Of course the problem addressed by this article is trying to extend the life of current satellites if it is possible - maybe.
Most are not designed to be repaired, those dead in space such as the Astras have obsolete analogue transmitters. The reason they are not replaced by digital's is because they are occupying a slot in orbit and there is no way at present of removing them legally also if any satellites had been designed with standard modular components which were easily slotted in, we might have had a chance of upgrading them (i.e. replacing gyroscopes which are the main cause of failure). NASA has an uphill struggle with the current components but could force a future standard on the industry.
It was not untill late 1970's that the fuel crisis showed the cost of producing Hydrogen for the Saturn 5 to be untenable, but as SpaceX has demonstrated you never had to use it at all. The point of space colonisation is that it is cheaper to grow humans in Space and harvest resources there than to launch them from the Earth's gravity, but the habitats and industry have to be launched at a time when it was affordable, the odds being without microelectronics that we would have a small nuclear powered orbital colony of communist engineers in orbit with the old Soviet belief that Humans were an expendable renewable resource. President Reagans Freedom space station would have also been built to counter the Soviet one. Microelectronics created mechanical slaves to replace human ones but for good or ill kept people on the Earth because they were cheaper.

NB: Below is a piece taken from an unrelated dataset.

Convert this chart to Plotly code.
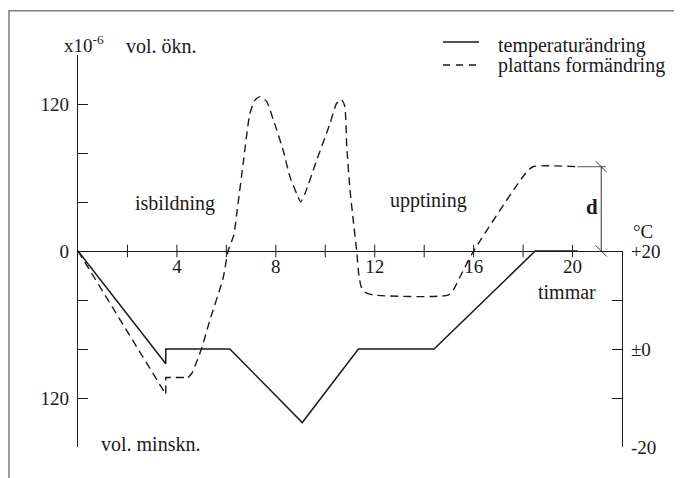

And to as putting those services out of reach of everyone - not true, once a Space station is put into geostationary orbit it stays there, its huge volume allows new components to be bolted on and unlike satellites needs never be outdated. Your digital revolution would have happened anyway, there would have just been 4 massive manned satellights covering the whole Earth rather than the 180 today at around $600 million to build and launch - the costs would probably have evened out, the point being that we would either have continued the space race and ignored costs or would have gone back to using Hydrogen peroxide or the current Oxygen Kerosene with SRBs.